Collective Action, Inequality, and Development: Outline for a Theoretical Framework

Thursday, 2 July 2015: 2:15 PM-3:45 PM
CLM.B.06 (Clement House)
William Ferguson, Grinnell College, Grinnell, IA
Economic and political inequality permeate development processes, and the trajectory of such processes fundamentally depends on evolving capacities to resolve fundamental collective-action problems (CAPs). CAPs arise when the pursuit of individual self-interest generates undesirable outcomes for some group. CAPs occur at two basic levels: first-order CAPs involve multiple manifestations of free-riding, insufficient knowledge, and social conflict related to the provision of public goods, promotion of positive externalities, reduction of negative externalities, and limiting use of common resources—all broadly defined (e.g., institutions are a type of public good).  Resolution of first-order CAPs requires negotiating or specifying some form of agreement on sharing associated costs and benefits.  Second-order CAPs involve arranging the requisite coordination and enforcement for rendering agreements to resolve first-order CAPs credible, and hence implementable. 

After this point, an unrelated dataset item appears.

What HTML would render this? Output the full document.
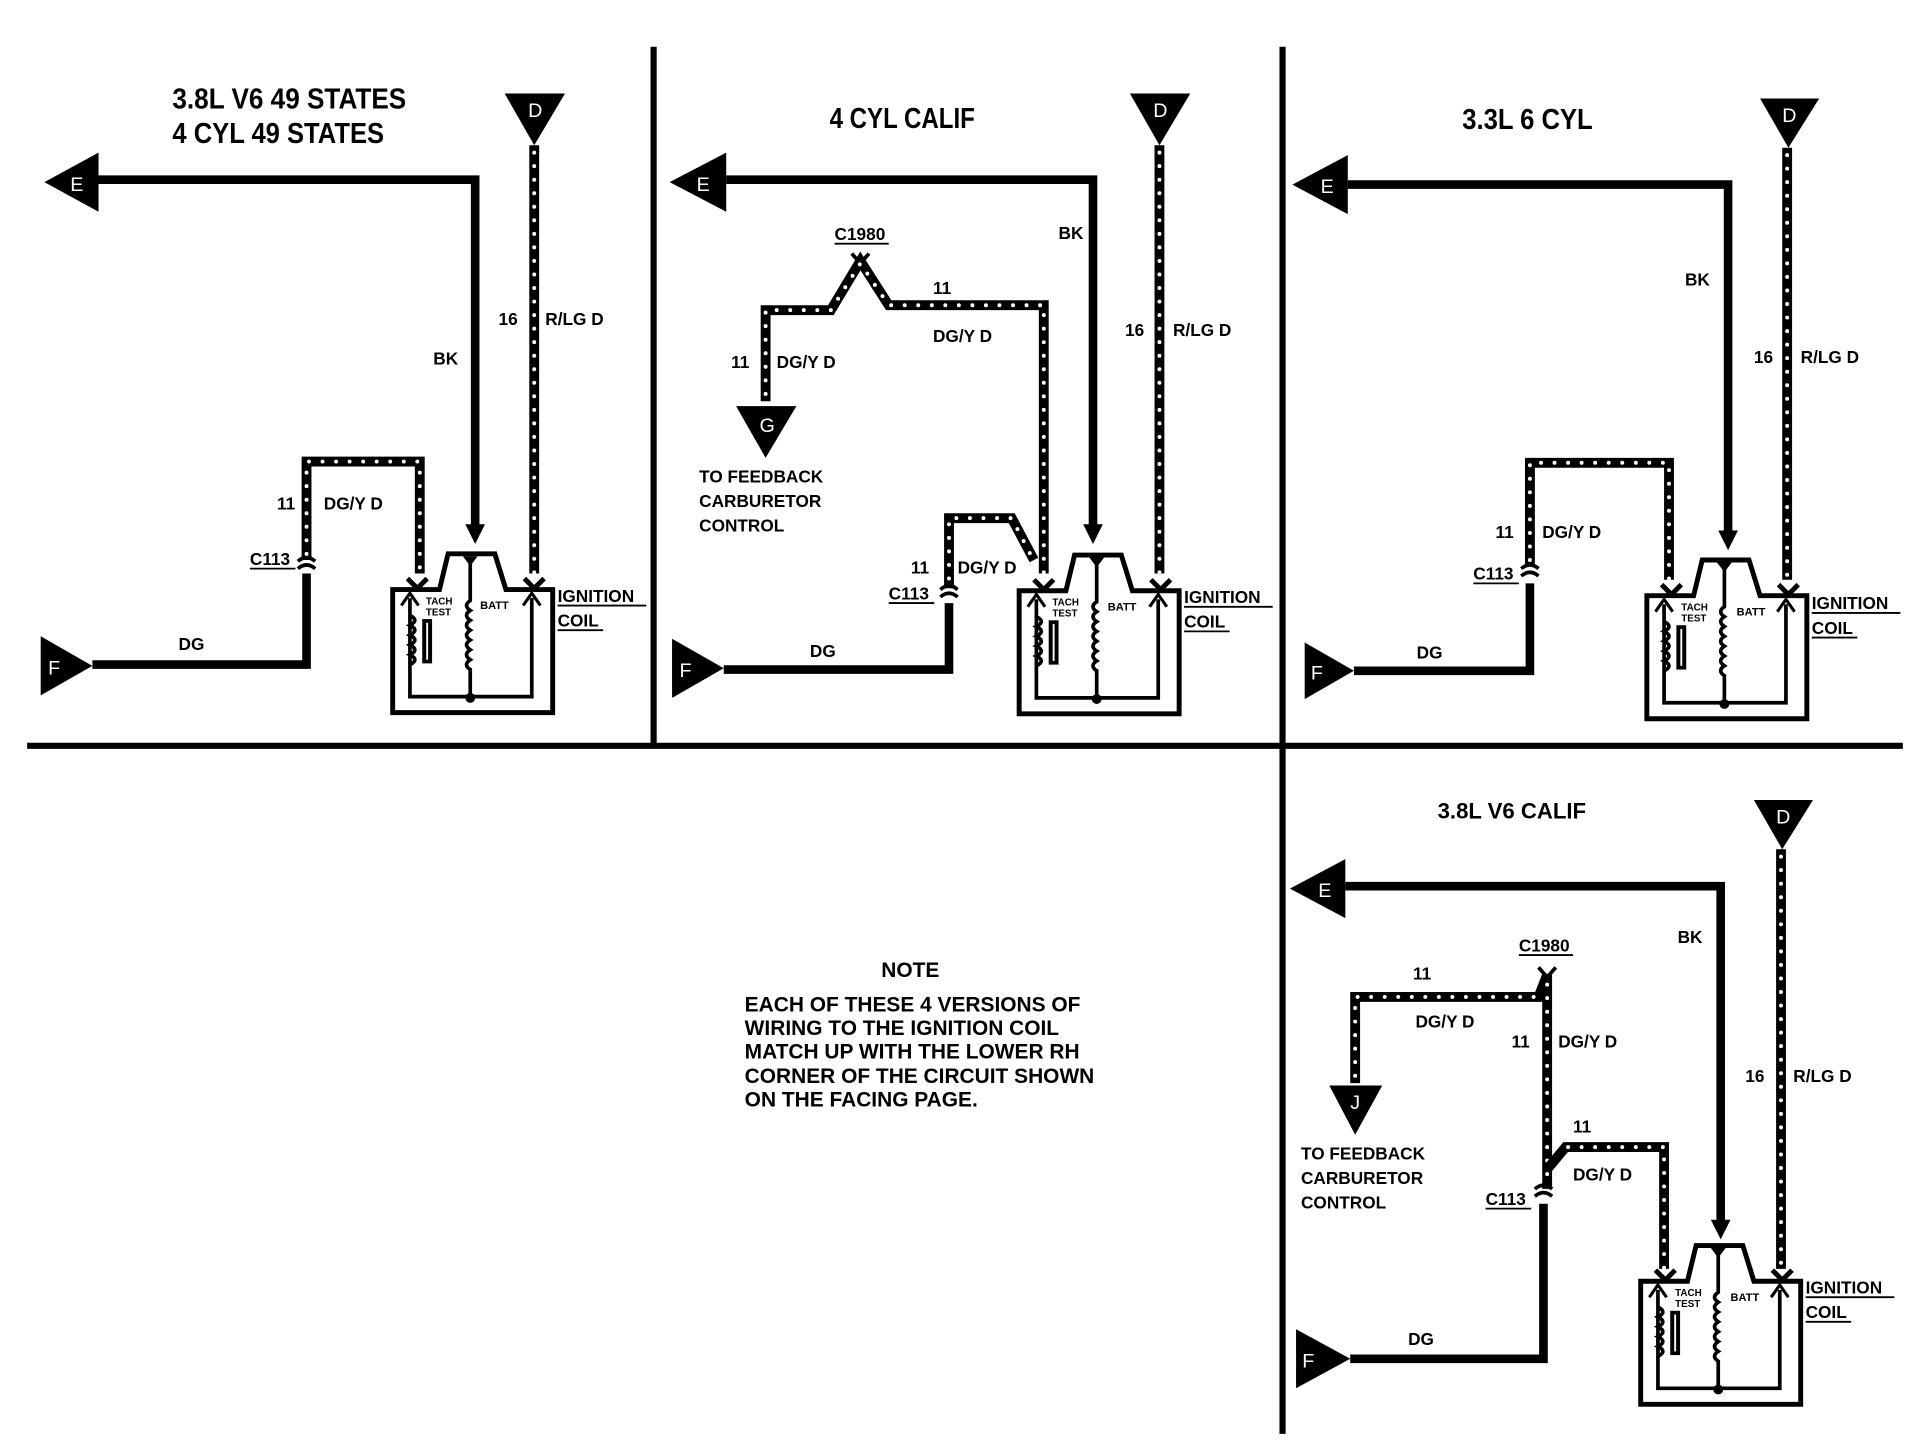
<!DOCTYPE html>
<html><head><style>
html,body{margin:0;padding:0;background:#fff;}
svg{display:block;}
text{font-family:"Liberation Sans",Arial,sans-serif;font-weight:bold;fill:#000;}
.s{font-size:14px;}
.L{font-size:16px;font-weight:normal;}
.t{font-size:23px;}
.n{font-size:17px;}
.w{fill:none;stroke:#000;stroke-width:8;stroke-linejoin:miter;}
.d{fill:none;stroke:#fff;stroke-width:3.2;stroke-linecap:round;stroke-dasharray:0 11;}
.sw{fill:none;stroke:#000;stroke-width:7;}
</style></head><body>
<svg width="1930" height="1440" viewBox="0 0 1568 1170" xmlns="http://www.w3.org/2000/svg">
<defs>
<g id="coil">
 <path d="M357,479 L319,479 L319,579 L449,579 L449,479 L411,479 L402,450 L364,450 Z" fill="none" stroke="#000" stroke-width="4"/>
 <path d="M333,486 L333,566 L432,566 L432,486" fill="none" stroke="#000" stroke-width="3"/>
 <path d="M326,492 L333,482 L340,492 M425,492 L432,482 L439,492" fill="none" stroke="#000" stroke-width="2.5"/>
 <path d="M376,452 L388,452 L382,460 Z" fill="#000"/>
 <path d="M382,458 L382,488 q-6,4 0,8 q-6,4 0,8 q-6,4 0,8 q-6,4 0,8 q-6,4 0,8 q-6,4 0,8 q-6,4 0,8 L382,568" fill="none" stroke="#000" stroke-width="3"/>
 <path d="M333,500 q8,4 0,8 q8,4 0,8 q8,4 0,8 q8,4 0,8 q8,4 0,8" fill="none" stroke="#000" stroke-width="3"/>
 <rect x="343" y="503" width="8" height="36" fill="#000"/>
 <line x1="347" y1="506" x2="347" y2="536" stroke="#fff" stroke-width="1.5"/>
 <circle cx="382" cy="567" r="4" fill="#000"/>
 <path d="M331,470 L339,478 L347,470 M426,470 L434,478 L442,470" fill="none" stroke="#000" stroke-width="4"/>
</g>
<path id="c113" d="M-7,0 q7,-6 14,0 M-7,6 q7,-6 14,0" fill="none" stroke="#000" stroke-width="3"/>
</defs>

<line x1="22" y1="606" x2="1546" y2="606" stroke="#000" stroke-width="5"/>
<line x1="531" y1="38" x2="531" y2="606" stroke="#000" stroke-width="5"/>
<line x1="1042" y1="38" x2="1042" y2="1165" stroke="#000" stroke-width="5"/>

<!-- Panel 1 -->
<text x="140" y="88" class="t" textLength="190" lengthAdjust="spacingAndGlyphs">3.8L V6 49 STATES</text>
<text x="140" y="116" class="t" textLength="172" lengthAdjust="spacingAndGlyphs">4 CYL 49 STATES</text>
<path d="M410,76 L459,76 L434,118 Z"/><text x="429" y="95" class="L" style="fill:#fff">D</text>
<path class="w" d="M434,118 L434,466"/><path class="d" d="M434,124 L434,466"/>
<path d="M36,148 L80,124 L80,172 Z"/><text x="57" y="155" class="L" style="fill:#fff">E</text>
<path class="sw" d="M80,146 L386,146 L386,430"/><path d="M378,426 L394,426 L386,442 Z"/>
<text x="352" y="296" class="s">BK</text>
<text x="405" y="264" class="s">16</text><text x="443" y="264" class="s">R/LG D</text>
<path d="M33,517 L75,541 L33,565 Z"/><text x="39" y="548" class="L" style="fill:#fff">F</text>
<path class="sw" d="M75,540 L249,540 L249,466"/>
<use href="#c113" x="249" y="456"/>
<text x="203" y="459" class="s">C113</text><line x1="203" y1="462" x2="240" y2="462" stroke="#000" stroke-width="1.5"/>
<path class="w" d="M249,455 L249,375 L341,375 L341,466"/><path class="d" d="M249,450 L249,375 L341,375 L341,466"/>
<text x="225" y="414" class="s">11</text><text x="263" y="414" class="s">DG/Y D</text>
<text x="145" y="528" class="s">DG</text>
<use href="#coil"/>
<text x="346" y="491" style="font-size:8px">TACH</text><text x="346" y="500" style="font-size:8px">TEST</text>
<text x="390" y="495" style="font-size:9px">BATT</text>
<text x="453" y="489" class="s">IGNITION</text><line x1="453" y1="492" x2="525" y2="492" stroke="#000" stroke-width="1.5"/>
<text x="453" y="509" class="s">COIL</text><line x1="453" y1="512" x2="490" y2="512" stroke="#000" stroke-width="1.5"/>

<!-- Panel 2 -->
<text x="674" y="104" class="t" textLength="118" lengthAdjust="spacingAndGlyphs">4 CYL CALIF</text>
<path d="M918,76 L967,76 L942,118 Z"/><text x="937" y="95" class="L" style="fill:#fff">D</text>
<path class="w" d="M942,118 L942,466"/><path class="d" d="M942,124 L942,466"/>
<path d="M544,148 L590,124 L590,172 Z"/><text x="566" y="155" class="L" style="fill:#fff">E</text>
<path class="sw" d="M590,146 L888,146 L888,430"/><path d="M880,426 L896,426 L888,442 Z"/>
<text x="860" y="194" class="s">BK</text>
<text x="914" y="273" class="s">16</text><text x="953" y="273" class="s">R/LG D</text>
<text x="678" y="195" class="s">C1980</text><line x1="678" y1="198" x2="722" y2="198" stroke="#000" stroke-width="1.5"/>
<path d="M692,206 L699,214 L706,206" fill="none" stroke="#000" stroke-width="3"/>
<path class="w" d="M622,326 L622,252 L675,252 L699,212 L722,248 L848,248 L848,466"/>
<path class="d" d="M622,320 L622,252 L675,252 L699,214 L722,248 L848,248 L848,466"/>
<path class="w" d="M771,478 L771,421 L822,421 L840,455"/><path class="d" d="M771,470 L771,421 L822,421 L838,452"/>
<text x="758" y="239" class="s">11</text><text x="758" y="278" class="s">DG/Y D</text>
<text x="594" y="299" class="s">11</text><text x="631" y="299" class="s">DG/Y D</text>
<path d="M598,330 L647,330 L622,372 Z"/><text x="617" y="351" class="L" style="fill:#fff">G</text>
<text x="568" y="392" class="s">TO FEEDBACK</text><text x="568" y="412" class="s">CARBURETOR</text><text x="568" y="432" class="s">CONTROL</text>
<text x="740" y="466" class="s">11</text><text x="778" y="466" class="s">DG/Y D</text>
<use href="#c113" x="771" y="479"/>
<text x="722" y="487" class="s">C113</text><line x1="722" y1="490" x2="759" y2="490" stroke="#000" stroke-width="1.5"/>
<path d="M546,519 L588,543 L546,567 Z"/><text x="552" y="550" class="L" style="fill:#fff">F</text>
<path class="sw" d="M588,544 L771,544 L771,490"/>
<text x="658" y="534" class="s">DG</text>
<use href="#coil" x="509" y="1"/>
<text x="855" y="492" style="font-size:8px">TACH</text><text x="855" y="501" style="font-size:8px">TEST</text>
<text x="900" y="496" style="font-size:9px">BATT</text>
<text x="962" y="490" class="s">IGNITION</text><line x1="962" y1="493" x2="1034" y2="493" stroke="#000" stroke-width="1.5"/>
<text x="962" y="510" class="s">COIL</text><line x1="962" y1="513" x2="999" y2="513" stroke="#000" stroke-width="1.5"/>

<!-- Panel 3 -->
<text x="1188" y="105" class="t" textLength="106" lengthAdjust="spacingAndGlyphs">3.3L 6 CYL</text>
<path d="M1430,80 L1478,80 L1453,120 Z"/><text x="1448" y="99" class="L" style="fill:#fff">D</text>
<path class="w" d="M1452,120 L1452,471"/><path class="d" d="M1452,126 L1452,471"/>
<path d="M1050,150 L1095,126 L1095,174 Z"/><text x="1073" y="157" class="L" style="fill:#fff">E</text>
<path class="sw" d="M1095,150 L1404,150 L1404,435"/><path d="M1396,431 L1412,431 L1404,447 Z"/>
<text x="1369" y="232" class="s">BK</text>
<text x="1425" y="295" class="s">16</text><text x="1463" y="295" class="s">R/LG D</text>
<path class="w" d="M1243,460 L1243,376 L1356,376 L1356,471"/><path class="d" d="M1243,455 L1243,376 L1356,376 L1356,471"/>
<use href="#c113" x="1243" y="462"/>
<text x="1197" y="471" class="s">C113</text><line x1="1197" y1="474" x2="1234" y2="474" stroke="#000" stroke-width="1.5"/>
<text x="1215" y="437" class="s">11</text><text x="1253" y="437" class="s">DG/Y D</text>
<path d="M1060,522 L1100,545 L1060,568 Z"/><text x="1065" y="552" class="L" style="fill:#fff">F</text>
<path class="sw" d="M1100,545 L1243,545 L1243,474"/>
<text x="1151" y="535" class="s">DG</text>
<use href="#coil" x="1019" y="5"/>
<text x="1366" y="496" style="font-size:8px">TACH</text><text x="1366" y="505" style="font-size:8px">TEST</text>
<text x="1411" y="500" style="font-size:9px">BATT</text>
<text x="1472" y="495" class="s">IGNITION</text><line x1="1472" y1="498" x2="1544" y2="498" stroke="#000" stroke-width="1.5"/>
<text x="1472" y="515" class="s">COIL</text><line x1="1472" y1="518" x2="1509" y2="518" stroke="#000" stroke-width="1.5"/>

<!-- Panel 4 -->
<text x="1168" y="665" style="font-size:18px">3.8L V6 CALIF</text>
<path d="M1425,650 L1473,650 L1448,690 Z"/><text x="1443" y="669" class="L" style="fill:#fff">D</text>
<path class="w" d="M1447,690 L1447,1031"/><path class="d" d="M1447,696 L1447,1031"/>
<path d="M1048,722 L1093,698 L1093,746 Z"/><text x="1071" y="729" class="L" style="fill:#fff">E</text>
<path class="sw" d="M1093,720 L1398,720 L1398,995"/><path d="M1390,991 L1406,991 L1398,1007 Z"/>
<text x="1363" y="766" class="s">BK</text>
<text x="1418" y="879" class="s">16</text><text x="1457" y="879" class="s">R/LG D</text>
<text x="1234" y="773" class="s">C1980</text><line x1="1234" y1="776" x2="1278" y2="776" stroke="#000" stroke-width="1.5"/>
<path d="M1250,786 L1257,794 L1264,786" fill="none" stroke="#000" stroke-width="3"/>
<path class="w" d="M1101,880 L1101,810 L1250,810 L1257,792 L1257,966"/>
<path class="d" d="M1101,874 L1101,810 L1248,810 M1257,800 L1257,962"/>
<path class="w" d="M1257,950 L1272,932 L1352,932 L1352,1031"/><path class="d" d="M1274,932 L1352,932 L1352,1031"/>
<text x="1148" y="796" class="s">11</text><text x="1150" y="835" class="s">DG/Y D</text>
<text x="1228" y="851" class="s">11</text><text x="1266" y="851" class="s">DG/Y D</text>
<text x="1278" y="920" class="s">11</text><text x="1278" y="959" class="s">DG/Y D</text>
<path d="M1080,882 L1123,882 L1101,922 Z"/><text x="1097" y="901" class="L" style="fill:#fff">J</text>
<text x="1057" y="942" class="s">TO FEEDBACK</text><text x="1057" y="962" class="s">CARBURETOR</text><text x="1057" y="982" class="s">CONTROL</text>
<use href="#c113" x="1254" y="966"/>
<text x="1207" y="979" class="s">C113</text><line x1="1207" y1="982" x2="1244" y2="982" stroke="#000" stroke-width="1.5"/>
<path d="M1053,1080 L1097,1104 L1053,1128 Z"/><text x="1058" y="1111" class="L" style="fill:#fff">F</text>
<path class="sw" d="M1097,1104 L1254,1104 L1254,978"/>
<text x="1144" y="1093" class="s">DG</text>
<use href="#coil" x="1014" y="562"/>
<text x="1361" y="1053" style="font-size:8px">TACH</text><text x="1361" y="1062" style="font-size:8px">TEST</text>
<text x="1406" y="1057" style="font-size:9px">BATT</text>
<text x="1467" y="1051" class="s">IGNITION</text><line x1="1467" y1="1054" x2="1539" y2="1054" stroke="#000" stroke-width="1.5"/>
<text x="1467" y="1071" class="s">COIL</text><line x1="1467" y1="1074" x2="1504" y2="1074" stroke="#000" stroke-width="1.5"/>

<!-- NOTE -->
<text x="716" y="794" class="n">NOTE</text>
<text x="605" y="822" class="n">EACH OF THESE 4 VERSIONS OF</text>
<text x="605" y="841" class="n">WIRING TO THE IGNITION COIL</text>
<text x="605" y="860" class="n">MATCH UP WITH THE LOWER RH</text>
<text x="605" y="880" class="n">CORNER OF THE CIRCUIT SHOWN</text>
<text x="605" y="899" class="n">ON THE FACING PAGE.</text>
</svg>
</body></html>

Various forms of political and economic inequality both create CAPs and influence a society’s capacities for resolving them. Inequities in access to power, knowledge, resources, and economic opportunity create CAPs of unequal opportunity and unequal distribution, along with social conflicts that shape a society’s ability to develop both economically and politically. This paper merges several perspectives on these relationships into a proposed theoretical framework—a foundational set of categories and causal propositions—that can, in turn, spawn a wide variety of more specific theoretical models and attendant hypotheses.

The paper opens with background concepts including the following: elaboration on both types of CAPs, with attention to the role of organizations in enforcement; distinctions between institutions (rules of the game), organizations (a type of actor), and institutional systems (stable and self-reinforcing combinations of both); categories of institutions (formal vs. informal; economic vs. political); and the concept of punctuated equilibria as it applies to institutions and institutional systems.

Discussion proceeds to three related assertions: First, the properties of non-rival knowledge (notably the complementarity between new and existing knowledge), skill complementarities, ensuing increasing returns, and often complementary processes of social imitation jointly create an extraordinarily uneven locational distribution of production that is characterized by the simultaneous presence of clusters of innovation and poverty traps. Ensuing inequalities of capacity, production, and income foster CAPs related to unequal access and distributional strife that, in turn, influence (or distort) development processes.

Second, because economic institutions influence the distribution of output and because agents care about their income, the distribution of power influences the design of economic institutions. Unequal distributions of political power thus shape the formation and maintenance of economic institutions, ensuing prospects for sustainable economic growth, and the distribution of productive capacity, output, and income. This paper examines this proposition by specifying distinct sources of power, distinguishing between de facto (on the ground) and de jure (institutionalized) power, and by addressing the potential role for rent-sharing agreements among powerful organizations to constrain their use of violence (or other forms of anti-social behavior), along with the attendant potential for such agreements to be institutionalized (or not).